Problem requirements:
Pictures excluded, reproduce exactly the lines below from the one with "Recreate this image" through the one with "return (B - p) / (B - T)", both included.

** begin The input **

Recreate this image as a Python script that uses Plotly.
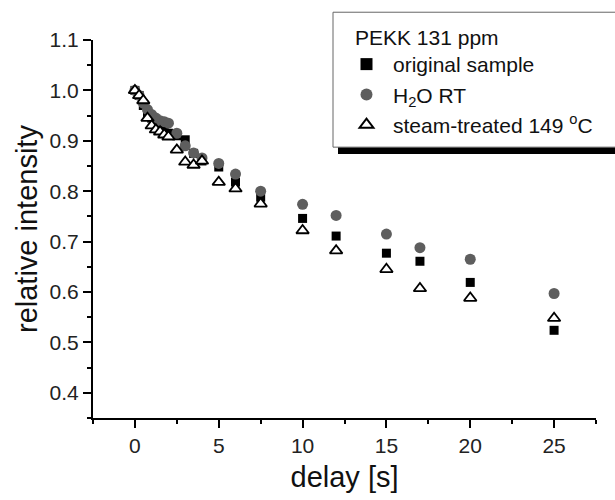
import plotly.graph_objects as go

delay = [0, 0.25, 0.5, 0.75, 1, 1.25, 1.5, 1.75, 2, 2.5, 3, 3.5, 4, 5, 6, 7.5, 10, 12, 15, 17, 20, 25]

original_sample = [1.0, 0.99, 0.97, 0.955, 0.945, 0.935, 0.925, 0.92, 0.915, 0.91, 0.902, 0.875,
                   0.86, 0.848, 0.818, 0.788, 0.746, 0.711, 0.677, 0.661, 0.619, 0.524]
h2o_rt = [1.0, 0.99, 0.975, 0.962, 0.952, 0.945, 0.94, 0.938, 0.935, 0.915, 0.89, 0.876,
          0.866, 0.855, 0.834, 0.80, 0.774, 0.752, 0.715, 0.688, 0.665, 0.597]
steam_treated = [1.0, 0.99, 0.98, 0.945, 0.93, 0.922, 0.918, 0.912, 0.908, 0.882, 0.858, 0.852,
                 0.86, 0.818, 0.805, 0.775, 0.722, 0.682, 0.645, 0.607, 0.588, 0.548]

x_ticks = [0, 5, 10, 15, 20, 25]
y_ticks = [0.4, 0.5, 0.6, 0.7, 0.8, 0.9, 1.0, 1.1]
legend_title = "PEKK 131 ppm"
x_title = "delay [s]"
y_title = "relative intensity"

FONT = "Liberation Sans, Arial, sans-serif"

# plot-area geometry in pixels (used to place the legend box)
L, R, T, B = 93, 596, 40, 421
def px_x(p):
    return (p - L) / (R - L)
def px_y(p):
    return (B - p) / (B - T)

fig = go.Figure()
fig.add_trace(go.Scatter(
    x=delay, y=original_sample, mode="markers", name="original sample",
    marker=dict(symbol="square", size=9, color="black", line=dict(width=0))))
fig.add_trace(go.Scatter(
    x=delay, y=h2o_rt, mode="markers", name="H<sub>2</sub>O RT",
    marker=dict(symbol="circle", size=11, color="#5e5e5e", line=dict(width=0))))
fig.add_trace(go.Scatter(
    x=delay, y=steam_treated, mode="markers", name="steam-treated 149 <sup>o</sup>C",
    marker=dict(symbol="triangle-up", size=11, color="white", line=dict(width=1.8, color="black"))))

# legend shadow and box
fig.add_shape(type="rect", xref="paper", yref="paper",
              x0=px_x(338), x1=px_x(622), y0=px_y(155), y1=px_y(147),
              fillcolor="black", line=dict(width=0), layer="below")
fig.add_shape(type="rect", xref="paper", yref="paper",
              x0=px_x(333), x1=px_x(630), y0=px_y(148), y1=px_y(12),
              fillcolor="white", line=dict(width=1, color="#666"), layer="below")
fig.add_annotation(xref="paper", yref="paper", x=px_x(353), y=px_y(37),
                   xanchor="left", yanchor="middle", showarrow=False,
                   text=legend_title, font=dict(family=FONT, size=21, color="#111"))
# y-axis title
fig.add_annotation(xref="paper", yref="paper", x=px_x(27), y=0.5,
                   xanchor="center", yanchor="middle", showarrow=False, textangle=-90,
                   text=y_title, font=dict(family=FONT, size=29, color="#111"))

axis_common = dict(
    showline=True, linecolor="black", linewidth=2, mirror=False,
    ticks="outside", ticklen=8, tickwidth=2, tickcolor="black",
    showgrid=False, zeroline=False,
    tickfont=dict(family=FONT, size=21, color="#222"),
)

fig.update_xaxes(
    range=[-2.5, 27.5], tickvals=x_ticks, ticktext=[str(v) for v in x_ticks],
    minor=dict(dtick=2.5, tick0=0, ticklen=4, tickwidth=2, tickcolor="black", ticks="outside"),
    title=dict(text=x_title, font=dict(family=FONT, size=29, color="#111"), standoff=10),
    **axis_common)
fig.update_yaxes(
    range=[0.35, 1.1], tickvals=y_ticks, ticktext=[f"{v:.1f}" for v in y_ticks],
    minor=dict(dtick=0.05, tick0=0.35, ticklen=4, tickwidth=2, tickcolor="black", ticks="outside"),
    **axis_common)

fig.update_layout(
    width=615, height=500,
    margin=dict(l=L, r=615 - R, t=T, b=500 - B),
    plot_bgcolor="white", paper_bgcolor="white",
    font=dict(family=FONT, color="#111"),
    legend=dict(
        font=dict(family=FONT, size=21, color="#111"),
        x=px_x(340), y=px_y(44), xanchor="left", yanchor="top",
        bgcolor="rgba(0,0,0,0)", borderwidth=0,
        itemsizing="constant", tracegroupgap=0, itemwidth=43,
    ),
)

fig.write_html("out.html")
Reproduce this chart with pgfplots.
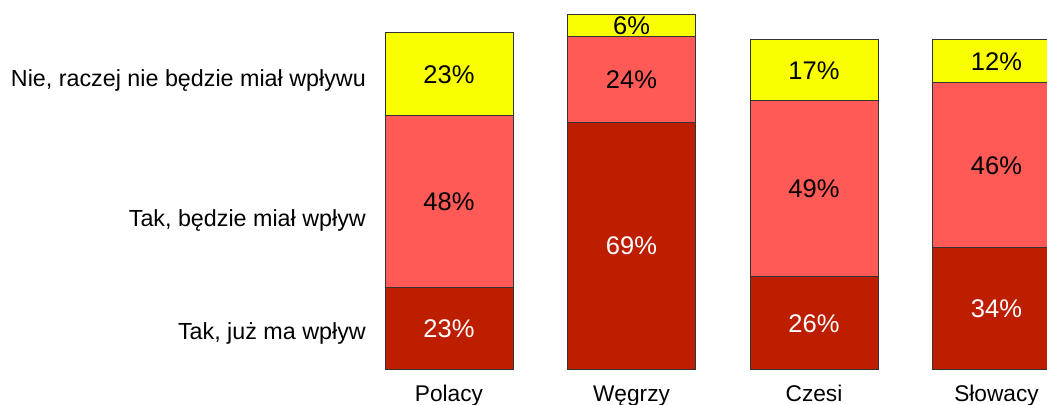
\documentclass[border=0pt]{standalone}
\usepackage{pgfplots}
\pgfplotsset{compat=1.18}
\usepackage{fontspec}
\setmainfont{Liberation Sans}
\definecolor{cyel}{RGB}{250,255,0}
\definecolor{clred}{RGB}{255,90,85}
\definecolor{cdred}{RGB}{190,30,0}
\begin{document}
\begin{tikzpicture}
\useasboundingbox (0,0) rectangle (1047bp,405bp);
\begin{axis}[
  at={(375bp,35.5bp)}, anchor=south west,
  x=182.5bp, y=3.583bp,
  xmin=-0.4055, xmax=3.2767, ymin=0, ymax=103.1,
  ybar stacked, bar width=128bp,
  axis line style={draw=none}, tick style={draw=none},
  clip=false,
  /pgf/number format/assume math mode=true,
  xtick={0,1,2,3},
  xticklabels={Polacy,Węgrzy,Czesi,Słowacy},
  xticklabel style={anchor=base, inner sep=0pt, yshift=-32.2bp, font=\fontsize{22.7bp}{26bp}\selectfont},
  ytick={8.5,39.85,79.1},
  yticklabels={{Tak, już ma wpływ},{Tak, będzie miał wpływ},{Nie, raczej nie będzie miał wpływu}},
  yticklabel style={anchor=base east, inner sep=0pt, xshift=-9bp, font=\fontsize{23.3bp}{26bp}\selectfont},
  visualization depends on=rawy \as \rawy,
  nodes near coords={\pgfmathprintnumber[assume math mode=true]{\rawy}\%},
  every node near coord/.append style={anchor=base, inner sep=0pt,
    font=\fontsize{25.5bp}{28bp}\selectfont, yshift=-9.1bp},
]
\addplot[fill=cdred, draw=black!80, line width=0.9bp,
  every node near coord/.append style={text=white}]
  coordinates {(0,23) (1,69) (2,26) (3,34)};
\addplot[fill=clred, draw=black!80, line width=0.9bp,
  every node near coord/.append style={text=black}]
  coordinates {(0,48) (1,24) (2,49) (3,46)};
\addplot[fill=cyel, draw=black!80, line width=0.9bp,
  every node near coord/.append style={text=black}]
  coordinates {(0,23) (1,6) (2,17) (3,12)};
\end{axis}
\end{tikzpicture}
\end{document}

** end The input **
** begin The input **

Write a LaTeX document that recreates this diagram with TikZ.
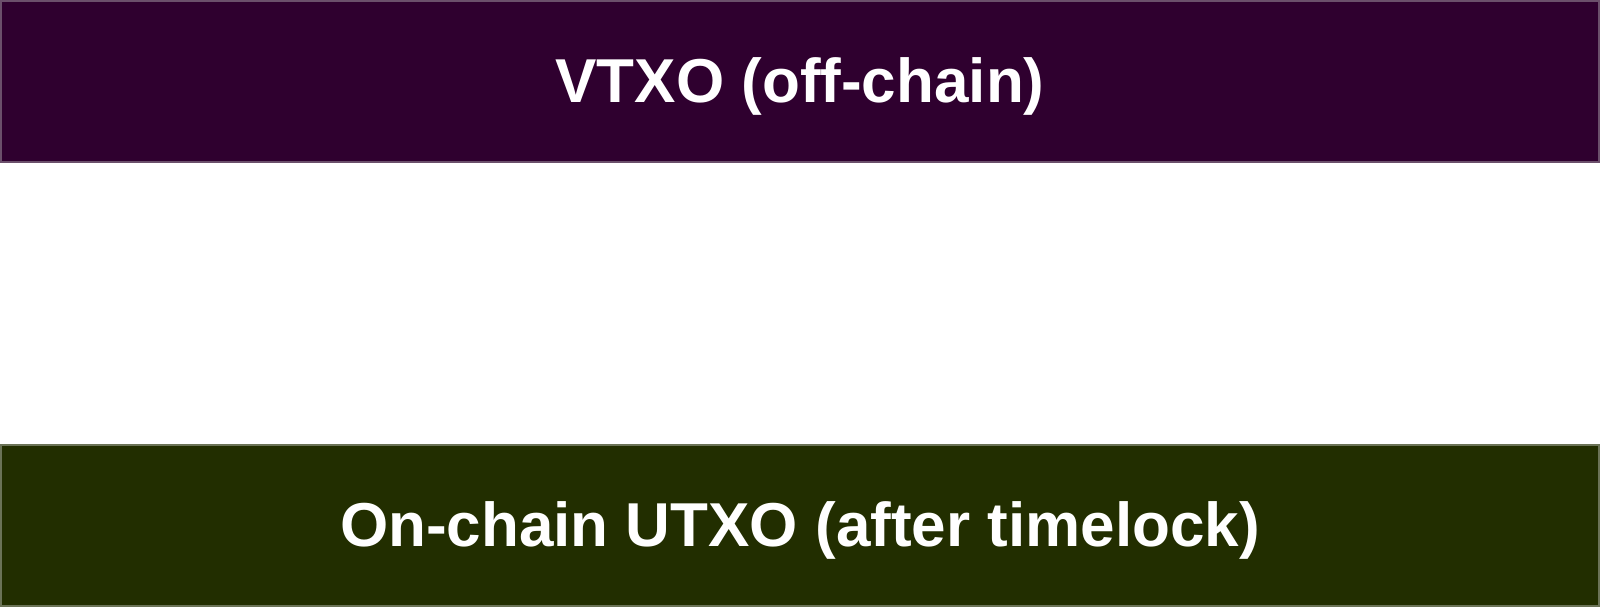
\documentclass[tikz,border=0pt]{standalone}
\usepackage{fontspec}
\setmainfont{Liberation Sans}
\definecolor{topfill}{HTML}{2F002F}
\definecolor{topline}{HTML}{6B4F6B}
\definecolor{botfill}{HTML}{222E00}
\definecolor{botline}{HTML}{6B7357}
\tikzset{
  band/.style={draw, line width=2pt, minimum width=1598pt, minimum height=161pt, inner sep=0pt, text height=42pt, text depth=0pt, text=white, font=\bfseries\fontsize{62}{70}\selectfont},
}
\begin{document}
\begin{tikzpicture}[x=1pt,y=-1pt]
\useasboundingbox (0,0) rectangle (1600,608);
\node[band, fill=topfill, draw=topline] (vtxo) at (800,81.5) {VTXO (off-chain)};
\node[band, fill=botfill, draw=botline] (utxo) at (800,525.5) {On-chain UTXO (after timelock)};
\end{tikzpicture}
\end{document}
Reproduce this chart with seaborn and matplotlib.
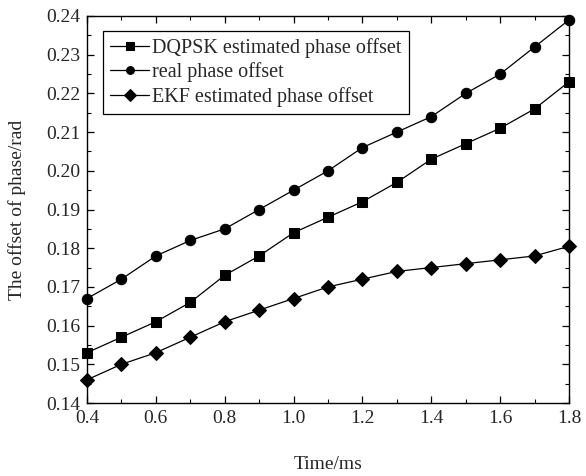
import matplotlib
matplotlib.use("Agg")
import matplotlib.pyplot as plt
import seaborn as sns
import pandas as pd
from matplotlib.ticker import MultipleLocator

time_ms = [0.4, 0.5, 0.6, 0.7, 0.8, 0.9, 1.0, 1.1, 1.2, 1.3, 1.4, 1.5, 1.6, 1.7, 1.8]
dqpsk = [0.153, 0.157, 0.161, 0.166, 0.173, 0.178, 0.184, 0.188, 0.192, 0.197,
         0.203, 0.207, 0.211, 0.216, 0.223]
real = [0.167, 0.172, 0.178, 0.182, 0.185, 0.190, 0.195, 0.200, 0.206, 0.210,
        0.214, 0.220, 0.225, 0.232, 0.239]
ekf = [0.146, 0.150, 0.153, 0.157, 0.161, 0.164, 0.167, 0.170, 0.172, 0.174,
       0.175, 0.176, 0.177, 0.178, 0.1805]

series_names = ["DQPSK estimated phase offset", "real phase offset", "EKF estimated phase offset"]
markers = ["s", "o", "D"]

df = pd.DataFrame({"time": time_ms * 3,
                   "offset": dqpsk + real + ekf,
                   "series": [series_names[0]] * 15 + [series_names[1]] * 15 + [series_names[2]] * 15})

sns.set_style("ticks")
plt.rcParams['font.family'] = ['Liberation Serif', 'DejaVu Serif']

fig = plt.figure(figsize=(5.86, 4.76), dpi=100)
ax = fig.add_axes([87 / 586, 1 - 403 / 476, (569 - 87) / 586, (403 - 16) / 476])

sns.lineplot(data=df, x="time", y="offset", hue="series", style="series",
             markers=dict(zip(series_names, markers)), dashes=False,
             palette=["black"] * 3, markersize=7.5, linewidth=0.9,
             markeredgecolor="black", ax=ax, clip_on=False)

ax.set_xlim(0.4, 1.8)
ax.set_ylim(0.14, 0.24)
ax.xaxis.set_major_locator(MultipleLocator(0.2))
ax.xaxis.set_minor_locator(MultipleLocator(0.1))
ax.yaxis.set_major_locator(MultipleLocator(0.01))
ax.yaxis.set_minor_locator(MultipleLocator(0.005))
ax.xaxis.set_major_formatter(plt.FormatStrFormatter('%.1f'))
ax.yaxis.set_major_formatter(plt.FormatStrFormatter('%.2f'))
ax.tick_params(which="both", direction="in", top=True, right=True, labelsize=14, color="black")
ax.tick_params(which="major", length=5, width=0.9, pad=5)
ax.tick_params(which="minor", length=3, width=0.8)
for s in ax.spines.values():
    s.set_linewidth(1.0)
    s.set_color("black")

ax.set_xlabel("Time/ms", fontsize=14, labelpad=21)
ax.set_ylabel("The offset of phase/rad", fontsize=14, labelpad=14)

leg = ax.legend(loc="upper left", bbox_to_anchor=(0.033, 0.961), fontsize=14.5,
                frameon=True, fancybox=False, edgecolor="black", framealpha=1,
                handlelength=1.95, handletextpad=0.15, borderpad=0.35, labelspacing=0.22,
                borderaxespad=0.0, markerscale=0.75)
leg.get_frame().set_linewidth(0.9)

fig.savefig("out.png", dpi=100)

** end The input **
** begin The input **

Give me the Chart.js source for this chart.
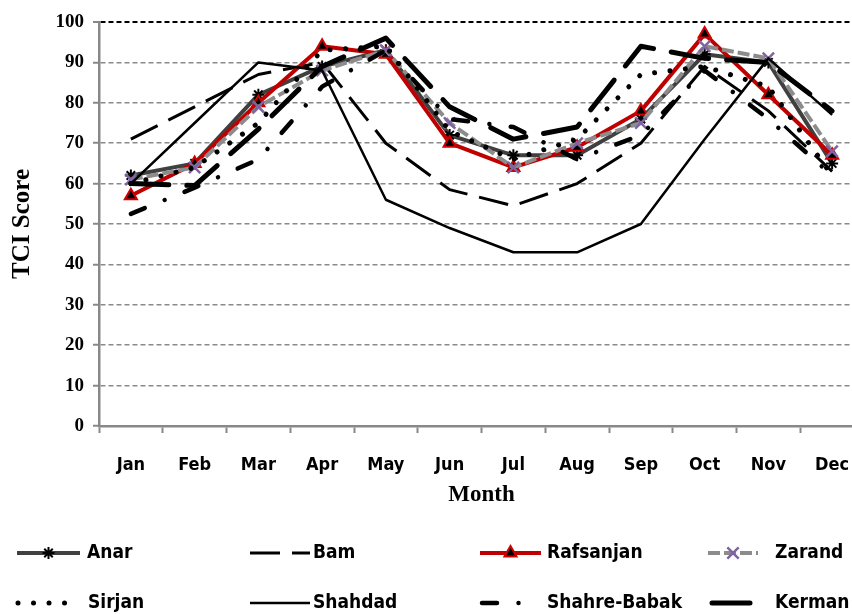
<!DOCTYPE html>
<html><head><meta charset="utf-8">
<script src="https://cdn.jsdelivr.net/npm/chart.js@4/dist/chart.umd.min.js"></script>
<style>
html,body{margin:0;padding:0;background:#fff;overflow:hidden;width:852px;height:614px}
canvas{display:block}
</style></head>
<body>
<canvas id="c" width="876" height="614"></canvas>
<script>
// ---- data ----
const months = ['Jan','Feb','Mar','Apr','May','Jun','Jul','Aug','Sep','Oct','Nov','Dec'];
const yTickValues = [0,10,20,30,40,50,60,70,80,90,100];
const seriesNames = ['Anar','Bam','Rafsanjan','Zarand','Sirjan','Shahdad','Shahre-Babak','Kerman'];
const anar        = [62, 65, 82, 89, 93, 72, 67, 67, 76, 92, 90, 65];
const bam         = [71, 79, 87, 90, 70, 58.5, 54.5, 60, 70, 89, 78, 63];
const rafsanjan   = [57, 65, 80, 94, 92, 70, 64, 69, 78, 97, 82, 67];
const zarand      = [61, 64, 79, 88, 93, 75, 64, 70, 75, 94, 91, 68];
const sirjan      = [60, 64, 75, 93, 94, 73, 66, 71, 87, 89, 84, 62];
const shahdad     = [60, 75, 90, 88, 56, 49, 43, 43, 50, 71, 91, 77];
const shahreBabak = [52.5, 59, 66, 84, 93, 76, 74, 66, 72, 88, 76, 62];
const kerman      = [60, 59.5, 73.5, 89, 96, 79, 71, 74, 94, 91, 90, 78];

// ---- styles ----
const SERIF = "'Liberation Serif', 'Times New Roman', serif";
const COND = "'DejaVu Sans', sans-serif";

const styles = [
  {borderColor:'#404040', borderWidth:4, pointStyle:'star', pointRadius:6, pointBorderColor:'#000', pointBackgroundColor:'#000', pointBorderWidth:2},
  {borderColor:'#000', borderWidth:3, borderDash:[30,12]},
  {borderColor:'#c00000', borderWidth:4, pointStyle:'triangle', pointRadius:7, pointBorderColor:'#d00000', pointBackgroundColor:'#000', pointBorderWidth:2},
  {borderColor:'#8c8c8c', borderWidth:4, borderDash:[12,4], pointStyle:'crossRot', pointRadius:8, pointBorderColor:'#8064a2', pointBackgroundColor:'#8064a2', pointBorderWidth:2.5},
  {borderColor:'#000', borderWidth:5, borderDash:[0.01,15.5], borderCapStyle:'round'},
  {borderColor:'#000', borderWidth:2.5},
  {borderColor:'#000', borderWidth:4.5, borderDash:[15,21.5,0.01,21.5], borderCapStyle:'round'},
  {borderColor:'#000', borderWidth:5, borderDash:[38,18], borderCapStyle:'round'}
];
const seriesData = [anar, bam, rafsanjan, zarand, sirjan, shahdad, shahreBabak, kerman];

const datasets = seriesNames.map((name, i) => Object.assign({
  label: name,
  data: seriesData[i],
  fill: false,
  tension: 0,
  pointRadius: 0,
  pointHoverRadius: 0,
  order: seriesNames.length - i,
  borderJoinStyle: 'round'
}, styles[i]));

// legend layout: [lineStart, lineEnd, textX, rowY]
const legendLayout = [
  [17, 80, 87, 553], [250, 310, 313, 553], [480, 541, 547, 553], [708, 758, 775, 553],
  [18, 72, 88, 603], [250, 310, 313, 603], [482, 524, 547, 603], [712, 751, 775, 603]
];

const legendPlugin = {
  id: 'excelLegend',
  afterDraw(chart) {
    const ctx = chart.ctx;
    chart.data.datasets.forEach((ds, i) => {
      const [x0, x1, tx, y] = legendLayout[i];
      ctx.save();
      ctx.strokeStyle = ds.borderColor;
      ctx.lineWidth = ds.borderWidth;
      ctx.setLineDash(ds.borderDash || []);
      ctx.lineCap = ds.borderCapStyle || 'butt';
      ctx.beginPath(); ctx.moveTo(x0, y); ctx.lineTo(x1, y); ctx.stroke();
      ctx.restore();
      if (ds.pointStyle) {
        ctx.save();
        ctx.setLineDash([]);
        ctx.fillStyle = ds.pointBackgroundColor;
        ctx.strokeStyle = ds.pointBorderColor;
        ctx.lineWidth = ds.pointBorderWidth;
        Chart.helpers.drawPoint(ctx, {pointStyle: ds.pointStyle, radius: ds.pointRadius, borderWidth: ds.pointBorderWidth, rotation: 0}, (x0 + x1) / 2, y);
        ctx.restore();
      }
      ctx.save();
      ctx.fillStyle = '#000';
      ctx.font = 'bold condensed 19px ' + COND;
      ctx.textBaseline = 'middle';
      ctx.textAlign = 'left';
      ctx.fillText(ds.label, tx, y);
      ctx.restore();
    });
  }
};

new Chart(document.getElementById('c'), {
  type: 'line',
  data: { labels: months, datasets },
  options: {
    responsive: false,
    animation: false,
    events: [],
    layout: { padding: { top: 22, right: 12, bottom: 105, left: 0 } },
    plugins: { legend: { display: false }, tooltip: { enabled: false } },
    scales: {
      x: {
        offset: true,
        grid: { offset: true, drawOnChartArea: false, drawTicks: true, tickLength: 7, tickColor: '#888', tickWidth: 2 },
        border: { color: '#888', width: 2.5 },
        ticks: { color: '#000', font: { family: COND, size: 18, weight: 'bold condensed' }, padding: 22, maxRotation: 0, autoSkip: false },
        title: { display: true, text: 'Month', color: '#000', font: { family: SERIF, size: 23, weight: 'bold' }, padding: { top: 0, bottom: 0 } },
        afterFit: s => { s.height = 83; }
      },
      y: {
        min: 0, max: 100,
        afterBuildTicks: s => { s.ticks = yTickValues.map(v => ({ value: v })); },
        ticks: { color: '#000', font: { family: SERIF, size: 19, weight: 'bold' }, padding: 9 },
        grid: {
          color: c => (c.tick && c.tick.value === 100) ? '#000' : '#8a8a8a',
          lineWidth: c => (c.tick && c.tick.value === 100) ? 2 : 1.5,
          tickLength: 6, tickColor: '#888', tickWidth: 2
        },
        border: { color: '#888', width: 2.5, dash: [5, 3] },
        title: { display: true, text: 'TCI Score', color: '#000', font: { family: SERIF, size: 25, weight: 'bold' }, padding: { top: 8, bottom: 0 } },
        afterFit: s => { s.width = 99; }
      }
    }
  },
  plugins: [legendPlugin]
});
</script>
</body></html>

** end The input **

Solution to the exercise:
Recreate this image as a Python script that uses Plotly.
import plotly.graph_objects as go

delay = [0, 0.25, 0.5, 0.75, 1, 1.25, 1.5, 1.75, 2, 2.5, 3, 3.5, 4, 5, 6, 7.5, 10, 12, 15, 17, 20, 25]

original_sample = [1.0, 0.99, 0.97, 0.955, 0.945, 0.935, 0.925, 0.92, 0.915, 0.91, 0.902, 0.875,
                   0.86, 0.848, 0.818, 0.788, 0.746, 0.711, 0.677, 0.661, 0.619, 0.524]
h2o_rt = [1.0, 0.99, 0.975, 0.962, 0.952, 0.945, 0.94, 0.938, 0.935, 0.915, 0.89, 0.876,
          0.866, 0.855, 0.834, 0.80, 0.774, 0.752, 0.715, 0.688, 0.665, 0.597]
steam_treated = [1.0, 0.99, 0.98, 0.945, 0.93, 0.922, 0.918, 0.912, 0.908, 0.882, 0.858, 0.852,
                 0.86, 0.818, 0.805, 0.775, 0.722, 0.682, 0.645, 0.607, 0.588, 0.548]

x_ticks = [0, 5, 10, 15, 20, 25]
y_ticks = [0.4, 0.5, 0.6, 0.7, 0.8, 0.9, 1.0, 1.1]
legend_title = "PEKK 131 ppm"
x_title = "delay [s]"
y_title = "relative intensity"

FONT = "Liberation Sans, Arial, sans-serif"

# plot-area geometry in pixels (used to place the legend box)
L, R, T, B = 93, 596, 40, 421
def px_x(p):
    return (p - L) / (R - L)
def px_y(p):
    return (B - p) / (B - T)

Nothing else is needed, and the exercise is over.